Friday, July 21, 2017

Fred Thomas: Sink Like A Symphony

Trigger Warning: Nostalgia Trance
Fred Thomas just put up remastered versions of his solo songs from the last decade. There's plenty to listen to, but I'm musing on particular album, here......



The tangibility of music, music as an experience, something that attains preciousness because it is, in fact, palpable..., is something you'll hear romanticized by the vinyl collectors. But yesterday, Fred Thomas posted all of his at-once-hard-to-find solo albums from the early/mid-2000's onto his bandcamp and it slid me down a nostalgia rabbit hole to the days, yes the college days, when I would be burning two (or maybe three) CD-Rs per week, jam packed with only 19 songs and 74 minutes of music, carefully sequenced, of course, to achieve an uncanny harmony between disparate artists. 

Making a mix CD for someone else or even for myself was more fulfilling than anything I could think of at the time..., I mean some people like buying new wardrobes, or working out, or going to get a new haircut, or hiking, or baking... I just wanted to take songs, smash them together, and sort of give me an excuse to put something fresh in my discman (yes, discman) and then go for a walk with headphones to just get lost for a couple hours. 
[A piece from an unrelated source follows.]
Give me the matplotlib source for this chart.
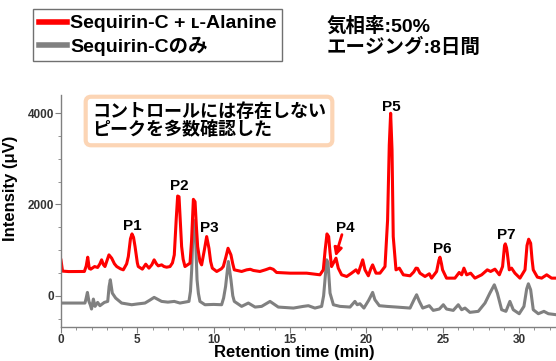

Sure, CDs are impersonal, and to millennial eyes--probably silly, and they aren't as majestic as those vinyl artifacts, but they were still utilitarian sonic canteens into which you could fill up a travel-size amount of music... And I say that knowing full-well that I typically spend a couple hours streaming music from online services across various wi-fi's today, but I have to go back to the same old refrain of that excitement-of-accessibility often feeling hollow... like having Google Maps just show you the quickest route to the (formerly)-Lost City of Gold. Everyone's been to that Lost City now, because streaming takes away the seeking...


There is a strange thankfulness that I can't quite place, in having found an album like Sink Like A Symphony, or in having found the solo works of Fred Thomas, in general, in 2006, at a point when I was fragile or self-conscious or full of smaller, simpler wonders.... at a point when I was certain I wasn't cool and even found a lot of solace in the faith of that fact. 

Wondered about how one room feels empty 
And one feels loud with the wonder 
Of how we had all lived in closets 
In backyard lightning 
Then lived alone with many disguises 
Nobody seed you or me as the same person twice.
----"I Built A House

At that point in my youth, I still knew that this would be something worth checking out because it was "the guy from Saturday Looks Good To Me..."
I can't remember whether I found this CD at Encore in Ann Arbor or Flat Black and Circular in Lansing; I just remember the proceeding months where I kept re-placing it into my trusty discman, for campus strolls. 

Sing me the song that you love most 
The words hang like diamonds with music inside them 
Colliding in time with your mouth 
Find me alone 
Walk me home 
Show me a world I’ve not yet known 
----"Wet As A Cloud" 

There is always something about this record and lots of Thomas' songs that feel like impossibly-found secrets slid into the cracks between the bricks of an abandoned home down a country road that the louder city forgot... Some note you found in a shoebox on the top shelf of your closet that's crinkled and full of poetry. Even listening to these songs the first time, they felt, in some supernatural way, like something I'd heard before.... 

And I know I'm going off the cliff here with emotions and flowery nostalgia..., but it's because I feel like he has this way of singing that is endearing in the sense that it feels like you can sense subtle strains of anxiety, or introversion, or a bluntness one reserves for diaries, there is a gutpunch kind of evocation where his voice quavers with this faint, but just barely perceptible, shiver of hesitant-ness, where the chorus is his stomping down over the fear that kept him from saying such a powerful, or vulnerable, or romantic, or ugly, or sweet, or abstract, or sincere thing.... You might not be able to put into words the angst you're feeling as a 22-year-old, Jeff.... But Sink Like A Symphony could... And I wouldn't have spun it the whole way through if it wasn't on a CD that I found.... 

Even if CDs are dead now... They are, right? Fred Thomas' music is alive...right here.